TASK DETAILS: Emit the data below verbatim, stripping out any pictures.

--- Begin SUPPLIED DATA ---

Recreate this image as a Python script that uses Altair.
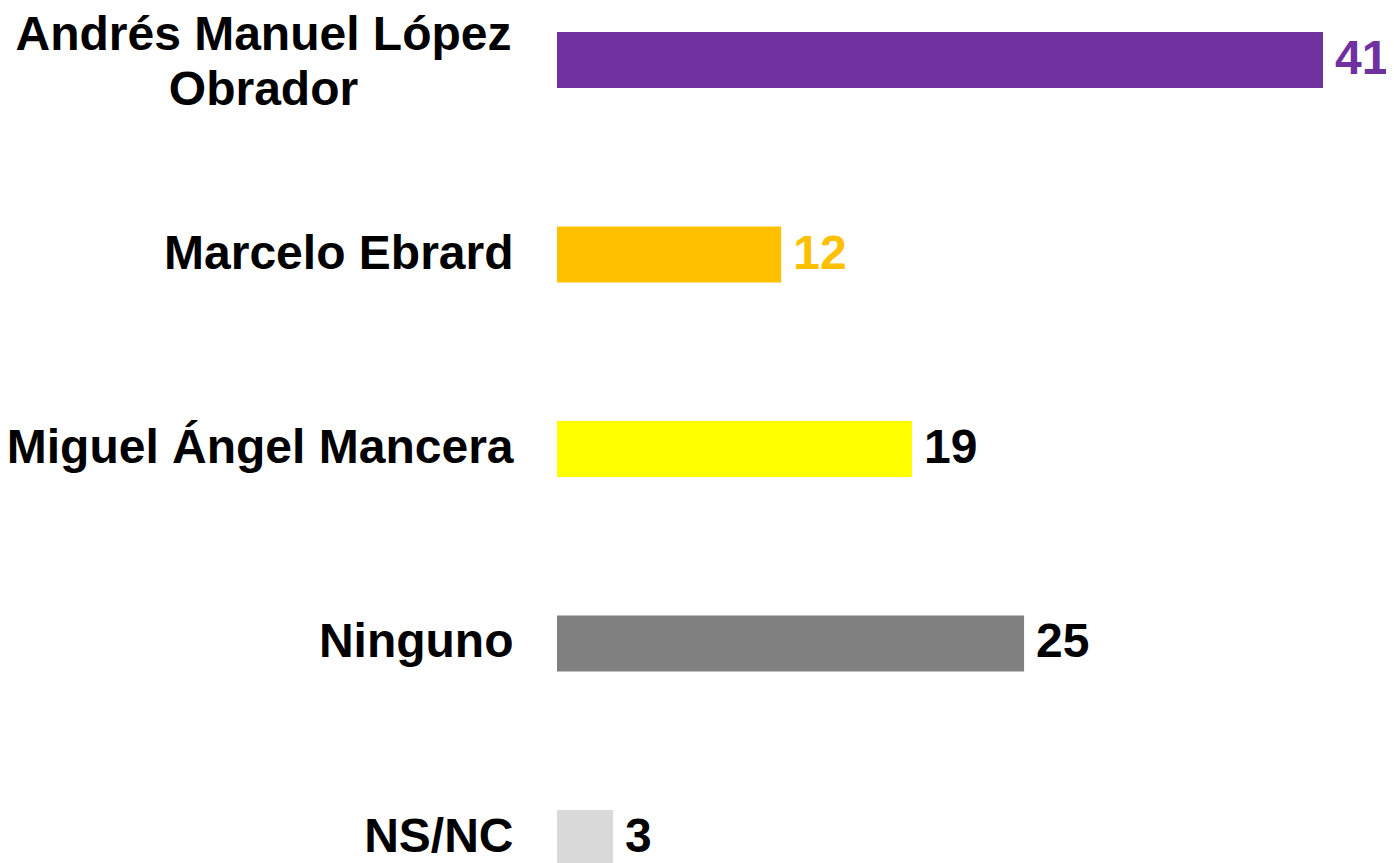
import altair as alt
import pandas as pd

candidates = [
    "Andrés Manuel López\nObrador",
    "Marcelo Ebrard",
    "Miguel Ángel Mancera",
    "Ninguno",
    "NS/NC",
]
values = [41, 12, 19, 25, 3]
bar_colors = ["#7030A0", "#FFC000", "#FFFF00", "#808080", "#D9D9D9"]
label_colors = ["#7030A0", "#FFC000", "#000000", "#000000", "#000000"]

df = pd.DataFrame({
    "candidate": candidates,
    "value": values,
    "bar_color": bar_colors,
    "label_color": label_colors,
})

FONT = "Liberation Sans"
MULTI = "length(split(datum.value, '\\n')) > 1"
TOP = 12

y_enc = alt.Y(
    "candidate:N",
    sort=candidates,
    scale=alt.Scale(range=[-TOP, 882 - TOP], paddingInner=0.712, paddingOuter=0.1234),
    axis=alt.Axis(
        title=None,
        domain=False,
        ticks=False,
        grid=False,
        labelFont=FONT,
        labelFontWeight="bold",
        labelFontSize=48,
        labelColor="#000000",
        labelLineHeight=55,
        labelExpr="split(datum.label, '\\n')",
        labelAlign={"condition": {"test": MULTI, "value": "center"}, "value": "right"},
        labelPadding={"condition": {"test": MULTI, "value": 294}, "value": 44},
        labelOffset={"condition": {"test": MULTI, "value": -24}, "value": 0},
        labelLimit=0,
    ),
)

x_enc = alt.X("value:Q", scale=alt.Scale(domain=[0, 41], nice=False, zero=True), axis=None)

bars = alt.Chart(df).mark_bar().encode(
    x=x_enc,
    y=y_enc,
    color=alt.Color("bar_color:N", scale=None),
)

texts = alt.Chart(df).mark_text(
    align="left", baseline="middle", dx=12, font=FONT, fontWeight="bold", fontSize=48
).encode(
    x=x_enc,
    y=alt.Y("candidate:N", sort=candidates),
    text=alt.Text("value:Q"),
    color=alt.Color("label_color:N", scale=None),
)

chart = alt.layer(bars, texts).properties(
    width=766,
    height=855 - TOP,
    background="#FFFFFF",
    autosize=alt.AutoSizeParams(type="none"),
    padding={"left": 549, "top": TOP, "right": 63, "bottom": 0},
).configure_view(stroke=None, strokeWidth=0)

chart.save("out.html", embed_options={"renderer": "svg", "actions": False})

--- End SUPPLIED DATA ---

TASK OUTPUT:
Recreate this image as a Python script that uses Altair.
import altair as alt
import pandas as pd

candidates = [
    "Andrés Manuel López\nObrador",
    "Marcelo Ebrard",
    "Miguel Ángel Mancera",
    "Ninguno",
    "NS/NC",
]
values = [41, 12, 19, 25, 3]
bar_colors = ["#7030A0", "#FFC000", "#FFFF00", "#808080", "#D9D9D9"]
label_colors = ["#7030A0", "#FFC000", "#000000", "#000000", "#000000"]

df = pd.DataFrame({
    "candidate": candidates,
    "value": values,
    "bar_color": bar_colors,
    "label_color": label_colors,
})

FONT = "Liberation Sans"
MULTI = "length(split(datum.value, '\\n')) > 1"
TOP = 12

y_enc = alt.Y(
    "candidate:N",
    sort=candidates,
    scale=alt.Scale(range=[-TOP, 882 - TOP], paddingInner=0.712, paddingOuter=0.1234),
    axis=alt.Axis(
        title=None,
        domain=False,
        ticks=False,
        grid=False,
        labelFont=FONT,
        labelFontWeight="bold",
        labelFontSize=48,
        labelColor="#000000",
        labelLineHeight=55,
        labelExpr="split(datum.label, '\\n')",
        labelAlign={"condition": {"test": MULTI, "value": "center"}, "value": "right"},
        labelPadding={"condition": {"test": MULTI, "value": 294}, "value": 44},
        labelOffset={"condition": {"test": MULTI, "value": -24}, "value": 0},
        labelLimit=0,
    ),
)

x_enc = alt.X("value:Q", scale=alt.Scale(domain=[0, 41], nice=False, zero=True), axis=None)

bars = alt.Chart(df).mark_bar().encode(
    x=x_enc,
    y=y_enc,
    color=alt.Color("bar_color:N", scale=None),
)

texts = alt.Chart(df).mark_text(
    align="left", baseline="middle", dx=12, font=FONT, fontWeight="bold", fontSize=48
).encode(
    x=x_enc,
    y=alt.Y("candidate:N", sort=candidates),
    text=alt.Text("value:Q"),
    color=alt.Color("label_color:N", scale=None),
)

chart = alt.layer(bars, texts).properties(
    width=766,
    height=855 - TOP,
    background="#FFFFFF",
    autosize=alt.AutoSizeParams(type="none"),
    padding={"left": 549, "top": TOP, "right": 63, "bottom": 0},
).configure_view(stroke=None, strokeWidth=0)

chart.save("out.html", embed_options={"renderer": "svg", "actions": False})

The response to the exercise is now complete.